Request a “pay-as-you-go” model or negotiate for flexible license scaling. For example, if you’re paying for Einstein Analytics but not using it, ask Salesforce to remove it or replace it with a needed feature like Field Service.

What’s the significance of ROI in Salesforce negotiations?
Demonstrating ROI helps justify your request for lower rates. For example, share metrics showing increased sales using Salesforce but emphasize the need for a more cost-effective plan to maintain profitability.

How can Salesforce account managers assist during renewal negotiations?
Account managers can provide insights on discounts, upcoming features, or tailored packages. They may inform you of limited-time offers or custom bundles to match your business needs. Maintain a good relationship with them for smoother negotiations.

What should I do about auto-renewal clauses in Salesforce contracts?
Negotiate to remove or revise auto-renewal clauses. For example, request a clause requiring mutual agreement before renewal. This keeps you in control and avoids unexpected costs.

Is it possible to negotiate unused licenses or overpayments?
Yes, discuss these with Salesforce reps. For example, if you overpaid for 20 licenses last year, ask for a credit toward the next contract or a reduced renewal rate. Salesforce may agree to adjust for goodwill.
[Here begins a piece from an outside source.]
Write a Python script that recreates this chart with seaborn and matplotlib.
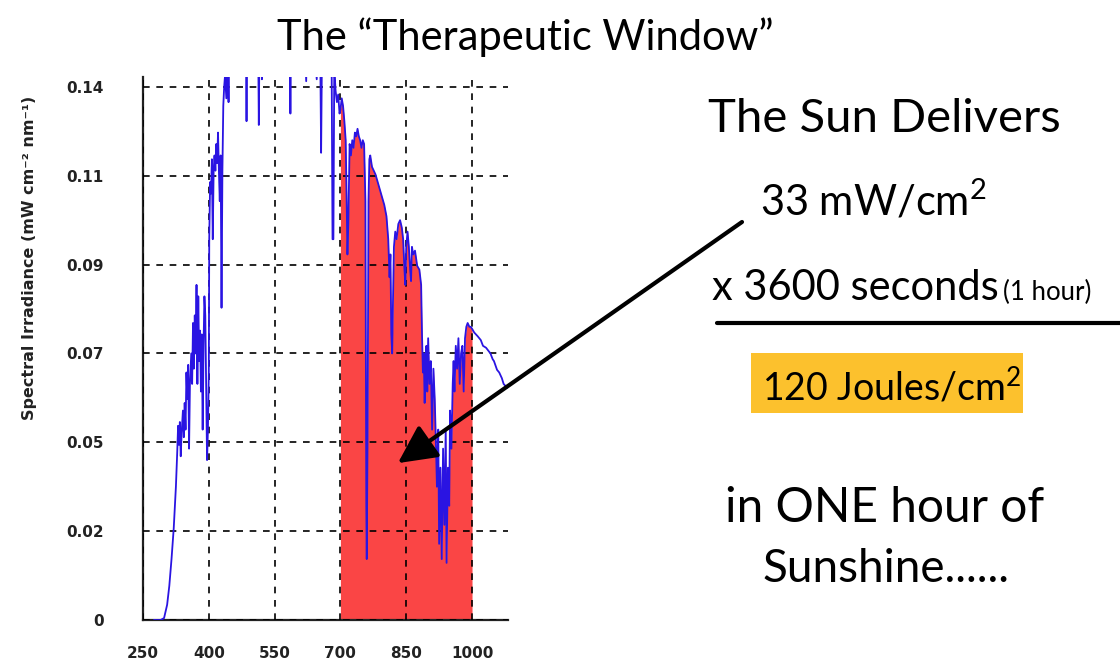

Can long-term contracts help reduce Salesforce costs?
Yes, committing to multi-year contracts often results in discounts. For example, Salesforce may offer a 15% discount for a 3-year agreement compared to a single-year contract. Ensure the terms remain favorable before committing to the long term.

What’s a true-up, and how does it impact negotiations?
A true-up reconciles actual usage with licensed amounts, which can unexpectedly increase costs. For example, if you added users mid-year, Salesforce might bill for them at renewal. Plan for true-ups by keeping licenses in sync with active users.

How do external licensing consultants help with Salesforce negotiations?
Consultants analyze contracts, identify cost-saving opportunities, and handle negotiations. For example, they may discover you’re paying for duplicate features or recommend alternative licensing models. Their expertise can save time and money.

What are common pitfalls to avoid during Salesforce negotiations?
Avoid rushing negotiations, agreeing to unfavorable terms, or skipping detailed usage reviews. Failing to evaluate your licenses may result in paying for features your team doesn’t use. Always review the contract in detail.

Are discounts available for growing businesses using Salesforce?
Yes, Salesforce often supports growing businesses with scaled pricing. For example, if you demonstrate significant growth potential, they may offer introductory discounts to foster long-term relationships.

What’s the best way to prepare for Salesforce renewal negotiations?
Prepare by gathering data on current usage, evaluating costs, and identifying gaps in the service. For example, list unused features, your company’s goals, and competing software prices. This makes your case for reduced rates more compelling.